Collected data
----

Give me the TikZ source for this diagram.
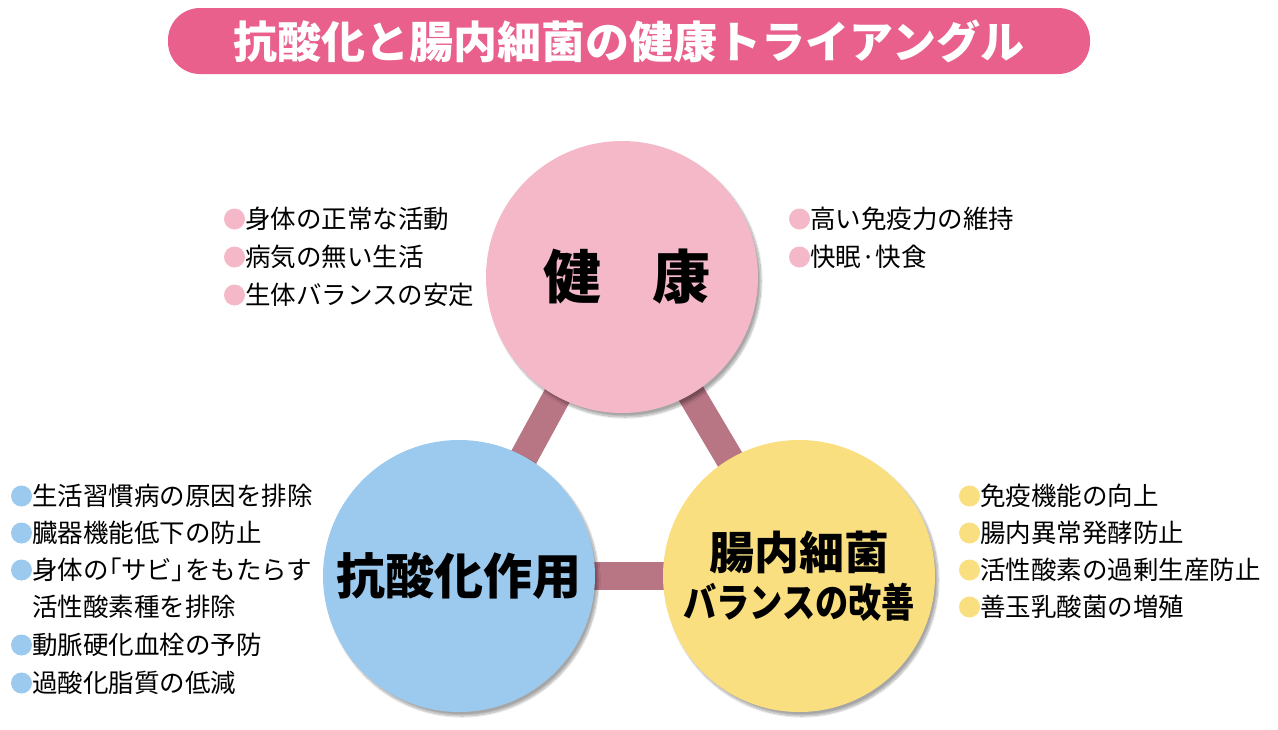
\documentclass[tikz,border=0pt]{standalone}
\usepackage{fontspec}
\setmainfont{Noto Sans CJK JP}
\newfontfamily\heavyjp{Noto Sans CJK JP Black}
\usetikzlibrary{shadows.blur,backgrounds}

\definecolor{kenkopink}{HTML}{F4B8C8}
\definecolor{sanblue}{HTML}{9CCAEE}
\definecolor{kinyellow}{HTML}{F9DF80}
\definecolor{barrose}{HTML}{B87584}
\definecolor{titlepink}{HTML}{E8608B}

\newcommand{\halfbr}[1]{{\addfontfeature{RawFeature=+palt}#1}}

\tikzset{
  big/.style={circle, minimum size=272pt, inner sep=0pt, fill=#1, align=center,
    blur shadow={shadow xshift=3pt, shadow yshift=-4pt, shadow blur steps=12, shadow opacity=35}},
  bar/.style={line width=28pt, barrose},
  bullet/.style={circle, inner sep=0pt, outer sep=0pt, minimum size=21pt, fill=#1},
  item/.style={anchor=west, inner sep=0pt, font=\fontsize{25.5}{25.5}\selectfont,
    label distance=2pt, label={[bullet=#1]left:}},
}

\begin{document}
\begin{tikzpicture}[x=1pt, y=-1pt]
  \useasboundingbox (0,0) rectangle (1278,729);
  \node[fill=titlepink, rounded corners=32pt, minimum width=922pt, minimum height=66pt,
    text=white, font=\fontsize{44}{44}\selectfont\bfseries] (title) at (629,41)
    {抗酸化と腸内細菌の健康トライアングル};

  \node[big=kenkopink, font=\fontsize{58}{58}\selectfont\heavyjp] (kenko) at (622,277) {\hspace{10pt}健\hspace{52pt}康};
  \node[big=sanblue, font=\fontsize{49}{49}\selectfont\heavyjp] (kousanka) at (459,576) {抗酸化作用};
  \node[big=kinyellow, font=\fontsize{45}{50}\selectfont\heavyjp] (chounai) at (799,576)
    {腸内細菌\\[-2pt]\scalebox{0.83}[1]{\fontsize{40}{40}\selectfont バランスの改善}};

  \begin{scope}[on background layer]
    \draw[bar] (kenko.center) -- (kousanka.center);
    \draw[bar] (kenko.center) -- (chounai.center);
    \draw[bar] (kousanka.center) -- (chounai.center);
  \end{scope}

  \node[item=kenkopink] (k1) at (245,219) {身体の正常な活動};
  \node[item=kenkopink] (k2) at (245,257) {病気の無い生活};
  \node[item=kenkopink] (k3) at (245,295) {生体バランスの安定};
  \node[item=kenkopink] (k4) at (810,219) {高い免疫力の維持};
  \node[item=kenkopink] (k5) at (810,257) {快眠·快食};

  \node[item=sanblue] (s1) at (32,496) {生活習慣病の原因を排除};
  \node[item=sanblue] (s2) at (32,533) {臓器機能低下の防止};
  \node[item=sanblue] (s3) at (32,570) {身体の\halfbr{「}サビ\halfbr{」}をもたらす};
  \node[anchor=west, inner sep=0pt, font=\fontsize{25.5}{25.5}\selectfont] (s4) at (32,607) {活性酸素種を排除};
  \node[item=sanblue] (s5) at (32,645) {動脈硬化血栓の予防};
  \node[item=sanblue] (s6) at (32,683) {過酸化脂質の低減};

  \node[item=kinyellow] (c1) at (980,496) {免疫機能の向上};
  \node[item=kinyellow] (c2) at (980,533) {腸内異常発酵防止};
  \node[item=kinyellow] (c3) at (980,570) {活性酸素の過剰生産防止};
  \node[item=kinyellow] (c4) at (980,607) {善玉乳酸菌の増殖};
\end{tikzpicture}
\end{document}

----

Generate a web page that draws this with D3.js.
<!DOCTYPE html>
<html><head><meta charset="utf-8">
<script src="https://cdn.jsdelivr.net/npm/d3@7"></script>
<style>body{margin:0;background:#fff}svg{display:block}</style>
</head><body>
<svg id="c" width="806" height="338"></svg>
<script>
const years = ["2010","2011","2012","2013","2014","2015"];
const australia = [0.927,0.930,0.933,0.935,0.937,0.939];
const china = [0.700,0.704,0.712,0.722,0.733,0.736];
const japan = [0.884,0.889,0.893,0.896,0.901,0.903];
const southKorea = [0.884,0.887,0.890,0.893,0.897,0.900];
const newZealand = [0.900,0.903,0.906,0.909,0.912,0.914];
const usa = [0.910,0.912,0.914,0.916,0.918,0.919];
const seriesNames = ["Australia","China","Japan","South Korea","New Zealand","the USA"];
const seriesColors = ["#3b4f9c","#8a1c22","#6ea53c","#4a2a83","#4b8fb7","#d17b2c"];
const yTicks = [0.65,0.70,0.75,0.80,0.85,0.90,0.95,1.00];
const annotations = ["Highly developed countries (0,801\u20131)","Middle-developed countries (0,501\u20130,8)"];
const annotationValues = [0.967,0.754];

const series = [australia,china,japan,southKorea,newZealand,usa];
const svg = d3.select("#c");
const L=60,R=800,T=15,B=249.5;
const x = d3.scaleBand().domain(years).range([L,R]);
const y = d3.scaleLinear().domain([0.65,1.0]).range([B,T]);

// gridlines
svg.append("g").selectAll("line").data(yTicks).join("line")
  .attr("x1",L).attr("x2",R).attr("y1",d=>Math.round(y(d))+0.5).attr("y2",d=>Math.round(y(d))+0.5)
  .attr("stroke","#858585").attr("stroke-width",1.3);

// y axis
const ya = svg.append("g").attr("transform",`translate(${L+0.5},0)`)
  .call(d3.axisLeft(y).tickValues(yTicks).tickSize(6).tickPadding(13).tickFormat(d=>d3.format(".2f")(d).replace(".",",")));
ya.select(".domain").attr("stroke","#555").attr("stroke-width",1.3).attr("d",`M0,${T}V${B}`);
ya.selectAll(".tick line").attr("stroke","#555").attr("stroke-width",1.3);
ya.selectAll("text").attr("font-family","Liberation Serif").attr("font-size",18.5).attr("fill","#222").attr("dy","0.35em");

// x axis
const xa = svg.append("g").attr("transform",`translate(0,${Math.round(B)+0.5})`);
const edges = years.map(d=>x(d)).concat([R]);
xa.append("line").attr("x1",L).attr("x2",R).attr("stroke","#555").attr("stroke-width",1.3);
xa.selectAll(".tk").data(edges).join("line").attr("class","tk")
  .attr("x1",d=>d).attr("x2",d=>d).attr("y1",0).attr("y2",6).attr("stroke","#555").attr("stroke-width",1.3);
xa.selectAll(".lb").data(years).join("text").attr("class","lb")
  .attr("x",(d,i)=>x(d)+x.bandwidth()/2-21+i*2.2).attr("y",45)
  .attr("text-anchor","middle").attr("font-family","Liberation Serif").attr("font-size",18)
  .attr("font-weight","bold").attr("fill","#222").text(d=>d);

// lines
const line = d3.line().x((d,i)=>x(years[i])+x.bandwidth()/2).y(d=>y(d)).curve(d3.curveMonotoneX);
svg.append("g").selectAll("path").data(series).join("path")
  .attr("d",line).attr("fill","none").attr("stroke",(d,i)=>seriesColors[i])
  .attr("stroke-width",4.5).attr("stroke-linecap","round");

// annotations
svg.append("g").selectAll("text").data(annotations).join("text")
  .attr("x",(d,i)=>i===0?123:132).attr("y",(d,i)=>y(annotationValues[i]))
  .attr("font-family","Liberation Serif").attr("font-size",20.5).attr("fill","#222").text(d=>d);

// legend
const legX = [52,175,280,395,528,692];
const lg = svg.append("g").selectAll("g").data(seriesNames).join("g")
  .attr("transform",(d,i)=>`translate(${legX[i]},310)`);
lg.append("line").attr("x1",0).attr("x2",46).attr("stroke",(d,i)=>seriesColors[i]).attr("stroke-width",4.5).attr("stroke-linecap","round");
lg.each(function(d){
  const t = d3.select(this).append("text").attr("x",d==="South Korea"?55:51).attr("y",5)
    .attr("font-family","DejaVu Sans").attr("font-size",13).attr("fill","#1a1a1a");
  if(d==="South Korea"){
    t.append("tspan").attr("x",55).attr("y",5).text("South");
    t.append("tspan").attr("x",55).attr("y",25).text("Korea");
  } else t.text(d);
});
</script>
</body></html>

----

**EXERCISE**
Above are the records. Print exactly the lines from the one containing "Give me the TikZ source for this diagram." to the one containing "(k5) at (810,257)", both included, and nothing else; pictures are excluded.

**SOLUTION BELOW**
Give me the TikZ source for this diagram.
\documentclass[tikz,border=0pt]{standalone}
\usepackage{fontspec}
\setmainfont{Noto Sans CJK JP}
\newfontfamily\heavyjp{Noto Sans CJK JP Black}
\usetikzlibrary{shadows.blur,backgrounds}

\definecolor{kenkopink}{HTML}{F4B8C8}
\definecolor{sanblue}{HTML}{9CCAEE}
\definecolor{kinyellow}{HTML}{F9DF80}
\definecolor{barrose}{HTML}{B87584}
\definecolor{titlepink}{HTML}{E8608B}

\newcommand{\halfbr}[1]{{\addfontfeature{RawFeature=+palt}#1}}

\tikzset{
  big/.style={circle, minimum size=272pt, inner sep=0pt, fill=#1, align=center,
    blur shadow={shadow xshift=3pt, shadow yshift=-4pt, shadow blur steps=12, shadow opacity=35}},
  bar/.style={line width=28pt, barrose},
  bullet/.style={circle, inner sep=0pt, outer sep=0pt, minimum size=21pt, fill=#1},
  item/.style={anchor=west, inner sep=0pt, font=\fontsize{25.5}{25.5}\selectfont,
    label distance=2pt, label={[bullet=#1]left:}},
}

\begin{document}
\begin{tikzpicture}[x=1pt, y=-1pt]
  \useasboundingbox (0,0) rectangle (1278,729);
  \node[fill=titlepink, rounded corners=32pt, minimum width=922pt, minimum height=66pt,
    text=white, font=\fontsize{44}{44}\selectfont\bfseries] (title) at (629,41)
    {抗酸化と腸内細菌の健康トライアングル};

  \node[big=kenkopink, font=\fontsize{58}{58}\selectfont\heavyjp] (kenko) at (622,277) {\hspace{10pt}健\hspace{52pt}康};
  \node[big=sanblue, font=\fontsize{49}{49}\selectfont\heavyjp] (kousanka) at (459,576) {抗酸化作用};
  \node[big=kinyellow, font=\fontsize{45}{50}\selectfont\heavyjp] (chounai) at (799,576)
    {腸内細菌\\[-2pt]\scalebox{0.83}[1]{\fontsize{40}{40}\selectfont バランスの改善}};

  \begin{scope}[on background layer]
    \draw[bar] (kenko.center) -- (kousanka.center);
    \draw[bar] (kenko.center) -- (chounai.center);
    \draw[bar] (kousanka.center) -- (chounai.center);
  \end{scope}

  \node[item=kenkopink] (k1) at (245,219) {身体の正常な活動};
  \node[item=kenkopink] (k2) at (245,257) {病気の無い生活};
  \node[item=kenkopink] (k3) at (245,295) {生体バランスの安定};
  \node[item=kenkopink] (k4) at (810,219) {高い免疫力の維持};
  \node[item=kenkopink] (k5) at (810,257) {快眠·快食};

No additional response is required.